Switched to the D800 coming from the 5D Mark II. IQ-wise, there is no comparison to the D800, I would say, but I'm saying that only from what I've seen in tests.
The high-ISO image quality is better with the 5D III in *practical* shooting, but better with the D800 when it boils down to theory. This is because the D800's amps and noise reduction blabla are tuned to the red channel, vs. blue/green on the 5D III. There was a test somewhere where this was shown, I have to see if I can find it again.
The big difference between Nikon/Canon is the handling. One thing is it's all literally "the other way around" with Nikon: The lens bajonet direction, the dot marking on the lens, the exposure scale in camera. It takes a while to adapt :-)
Unless I had a lot of time and some spare money that I didn't know what to do with it, I would, in your situation not consider switching. Why are you? You have the latest gear and it's considered top notch. There would only be two reasons that would make sense:
- You really need that focal legth package of a 14-24, as in: in one lens. The IQ is great, but not as legendary as you can get the impression when you hear all that raving. Read some (real) reviews and look at distortion and sharpness values compared to other lenses. You can get great alternatives to it if you're not specifically looking for this exact combination as a zoom-lens package.
- You want the resolution of the D800. That's why I switched, because I wanted to be able to crop and still have high-res pictures left. The IQ itself is also marvellous, but then again, I doubt that this difference would really matter when you sell your pictures to someone. Plus, your lenses are (supposedly) excellent IQ, I doubt you'd see any improvement with the same gear with a Nikon badge on it.
Why not to switch:
- The D800 is missing the C1-3 comfort modes of the Canon. If you're using those heavily, don't switch. The memory bank architecture is a complete fail in the D800, non-usable. Then again, it has to offer other nice features handling-wise, but it's all a matter of taste.

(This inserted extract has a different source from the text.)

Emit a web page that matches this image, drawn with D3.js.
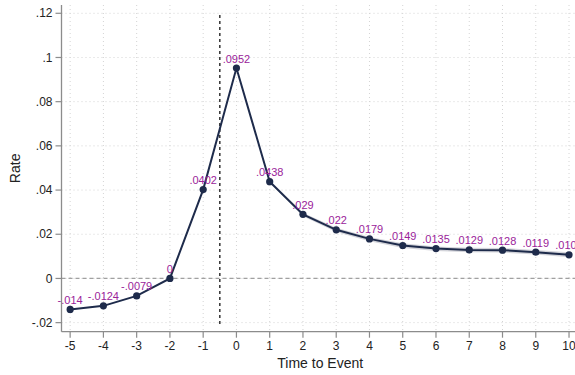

- Last thing: The quiet mode on the D800 does nothing but separate mirror up and down noise. It's still loud. And the D800 is as loud as a regular SLR, in fact, louder than smaller Nikons. The quiet mode on the 5D III is actually a miracle compared to that. If you need quiet, stick with what you've got.
Summary: Only switch if you want 14-24 in a zoom lens or want the high resolution.
Do not switch if you rely on C modes in your Canon or the quiet mode.
Hope this helps.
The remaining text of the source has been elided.